Tudo correu muito bem e continua a correr muito bem... O arquiteto e o conservador-chefe são cristãos e nossos dominicanos se esforçam para que eles rezem. "Venham fazer um retiro aqui," diz inocentemente o Padre Innocent-Marie.

Se os edifícios conventuais do século XVII foram restaurados e adaptados, e se conseguiram conservar vigas e uma magnífica escadaria esculpida em madeira, ainda há muito a ser feito.

A abadia não conhecia monges desde a Revolução. Portanto, é necessário restaurar a igreja, refazer um pórtico, fechar o claustro com um quarto lado.

E, se por um lado é uma obra empolgante participar assim da ressurreição de edifícios para servir à maior glória de Deus, restituindo toda a pureza das linhas naturais, buscando a identidade dos materiais, isso também leva muito tempo.

"O pior," diz o Padre Innocent-Marie, "é que se passa horas lá.
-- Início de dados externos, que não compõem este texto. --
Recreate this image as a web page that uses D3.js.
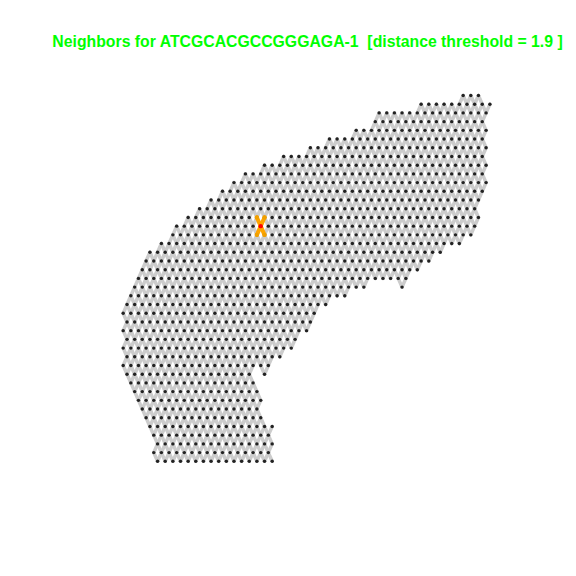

Mas, é um pouco próprio dos fundadores serem um pouco sacrificados em benefício daqueles que virão completar ou renovar no futuro esta comunidade."

AS PESSOAS TÊM SEDE DE DEUS

Porque é uma abadia, porque é um monumento histórico, porque há monges em hábito religioso que vivem como sempre se viveu nos mosteiros... as pessoas vêm.

"As pessoas têm sede de Deus. Quando falamos sobre Nosso Senhor Jesus Cristo, sobre nossa religião, sobre a oração, sobre a resposta cristã ao sofrimento, isso não fica sem eco, muito pelo contrário. Há aqueles que se convertem, ou que voltam a Deus, que fazem batizar seus filhos."

"Embora rejeitados pelo Bispo e pelo clero local, prossegue o padre Innocent-Marie, esforçamo-nos para manter os contatos com os padres dominicanos que nos aceitam.

Quando estávamos em Écône, eu costumava visitar Monsenhor Lefebvre. Fiz muitas perguntas a ele. Aprendi muito com sua presença e me beneficiei de seus conselhos. Ele sempre foi muito bom, muito compreensivo, muito encorajador, nos alertando – seriamente – sobre o defeito, o perigo de sermos autodidatas. Em seus estudos, ele nos dizia, é preciso ter mestres, mesmo que não sejam fênixes, é necessário ter Mestres. É preciso primeiro receber.

"Recebemos muito do saudoso Padre Barrielle."

Respeitando a tranquilidade à qual esses religiosos têm direito enquanto compartilham seu tempo entre a oração, a meditação, o estudo... e, por um tempo, com os trabalhos de restauração dos edifícios, a Abadia da Haye-aux-Bonshommes merece ser visitada, como escrevem os guias turísticos.

Que a história dessa equipe de jovens resgatados da revolução de "maio de 68", através de todas as dificuldades que enfrentaram nos primeiros anos do M.J.C.F., seja e permaneça um exemplo de tenacidade, de vontade de seguir o caminho que Nosso Senhor Jesus Cristo lhes traçou.